Hacker News new | ask | show | jobs
by RyJones 4913 days ago
I'd guess en passant is more surprising to neophytes than castling
5 comments

At a guess check-mate is the most surprising to neophytes. It gets them every time no matter how often it happens.
Huh? If checkmate is confusing you can just play until you take the opponent's king, with minimal difference to the game.
That, and stalemate ("what do you mean, a tie? You can't move, so you lose!"), but that is a rarer occurrence, as it requires the neophyte to be on the winning side (he won't complain if he is the one without a legal move, and you announce it a tie)
I had never even heard of that (although I'm by no means an avid chess player). I think I'll have a hard time convincing my friends that's a real rule.
The Wikipedia article is good at explaining the rationale. According to it, it was added around the time the two-space opening move for a pawn was added to balance the game.

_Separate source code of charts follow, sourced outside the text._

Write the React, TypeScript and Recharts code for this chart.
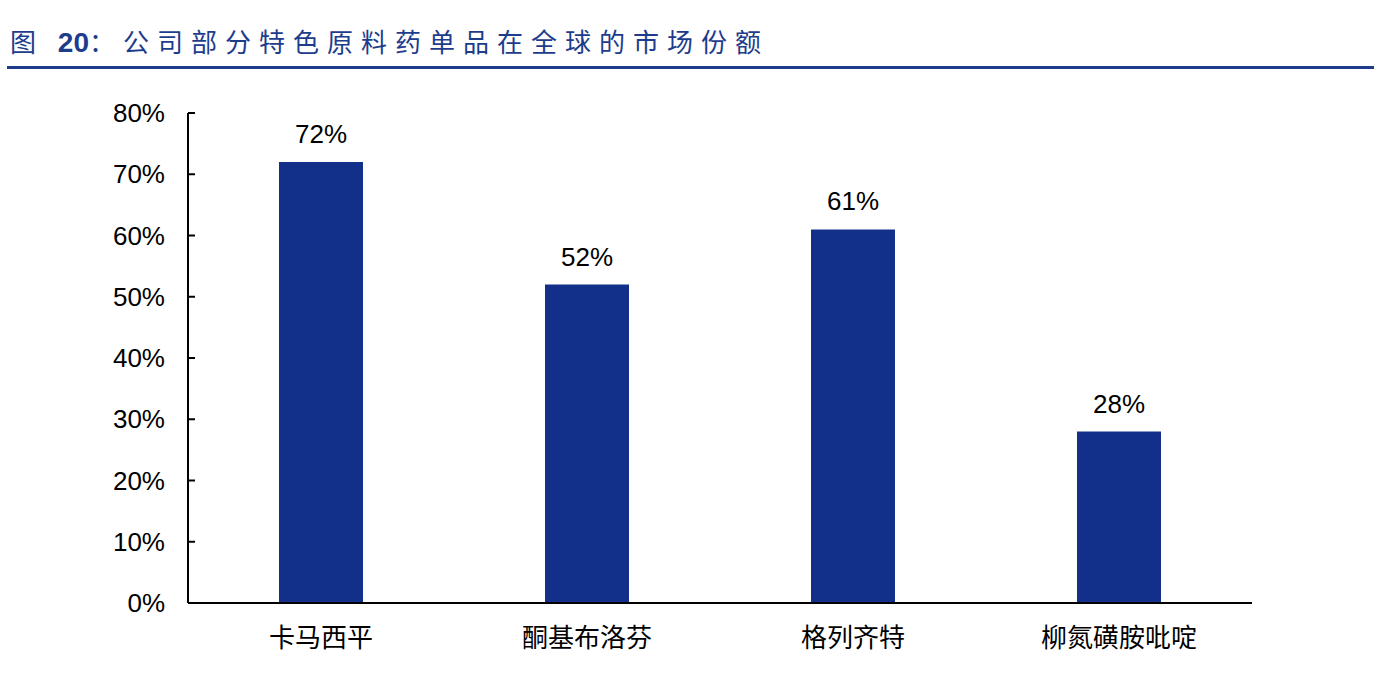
import React from 'react'
import { BarChart, Bar, XAxis, YAxis, LabelList } from 'recharts'

// 产品名称
const products = ['卡马西平', '酮基布洛芬', '格列齐特', '柳氮磺胺吡啶']
// 全球市场份额 (%)
const shares = [72, 52, 61, 28]
const yTicks = [0, 10, 20, 30, 40, 50, 60, 70, 80]

const data = products.map((name, i) => ({ name, share: shares[i] }))

const BLUE = '#12308a'
const numFont = '"Liberation Sans", Arial, sans-serif'
const cjkFont = '"Noto Sans CJK SC", sans-serif'

const App = () => {
  return (
    <div style={{ position: 'absolute', left: 0, top: 0, width: 1374, height: 674, background: '#fff' }}>
      {/* 标题 */}
      <div
        style={{
          position: 'absolute',
          left: 10,
          top: 23,
          color: '#1d3c8c',
          fontFamily: cjkFont,
          fontSize: 26,
          lineHeight: '36px',
          letterSpacing: 8,
          whiteSpace: 'nowrap',
        }}
      >
        图 <span style={{ fontFamily: numFont, fontWeight: 'bold', fontSize: 28, letterSpacing: 0 }}>20</span>：公司部分特色原料药单品在全球的市场份额
      </div>
      <div style={{ position: 'absolute', left: 7, top: 66, width: 1367, height: 3, background: '#1d3c8c' }} />

      <div style={{ position: 'absolute', left: 0, top: 0 }}>
        <BarChart
          width={1374}
          height={674}
          data={data}
          margin={{ top: 113, right: 122, bottom: 21, left: 108 }}
        >
          <XAxis
            dataKey="name"
            axisLine={{ stroke: '#000', strokeWidth: 2 }}
            tickLine={false}
            tickSize={0}
            tickMargin={26}
            height={50}
            interval={0}
            tick={{ fill: '#000', fontSize: 26, fontFamily: cjkFont }}
          />
          <YAxis
            domain={[0, 80]}
            ticks={yTicks}
            width={80}
            axisLine={{ stroke: '#000', strokeWidth: 2 }}
            tickLine={{ stroke: '#000', strokeWidth: 2 }}
            tickSize={-7}
            tickMargin={30}
            tickFormatter={(v: number) => `${v}%`}
            tick={{ fill: '#000', fontSize: 26, fontFamily: numFont }}
          />
          <Bar dataKey="share" fill={BLUE} barSize={84} isAnimationActive={false}>
            <LabelList
              dataKey="share"
              position="top"
              offset={19}
              formatter={(v: number) => `${v}%`}
              style={{ fill: '#000', fontSize: 26, fontFamily: numFont }}
            />
          </Bar>
        </BarChart>
      </div>
    </div>
  )
}

export default App
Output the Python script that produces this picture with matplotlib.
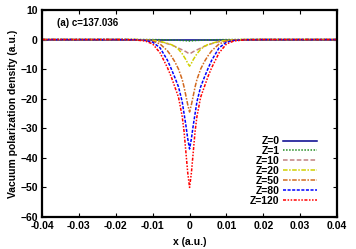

Oddly, though Wikipedia deletes programming languages like Factor due to non-notability[1], editors get to go nuts on everything chess or Star Trek without recourse. If you want to know more about why things in chess are the way they are, Wikipedia is your pal.

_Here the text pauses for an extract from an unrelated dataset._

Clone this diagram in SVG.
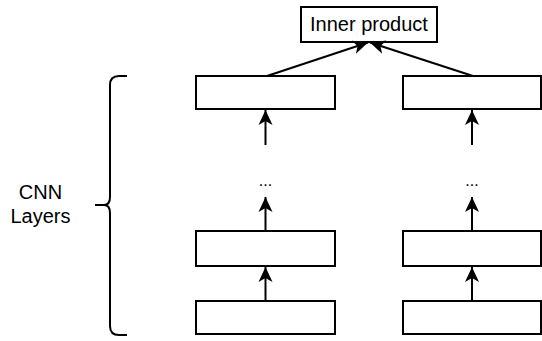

[1]: http://en.wikipedia.org/wiki/Talk:Factor_(programming_langua...

wow, that factor notability discussion was a depressing read.
Yeah, I was actually going to use en passant, but I figured more people would understand the comment if I used castling.
They're both outside the norm enough. I remember the first time en passant was used on me (4th or 5th grade?), I thought it was made up.

If you want to start an argument, stop someone from castling through check.

I've had people shout at me about making up rules after capturing en passant.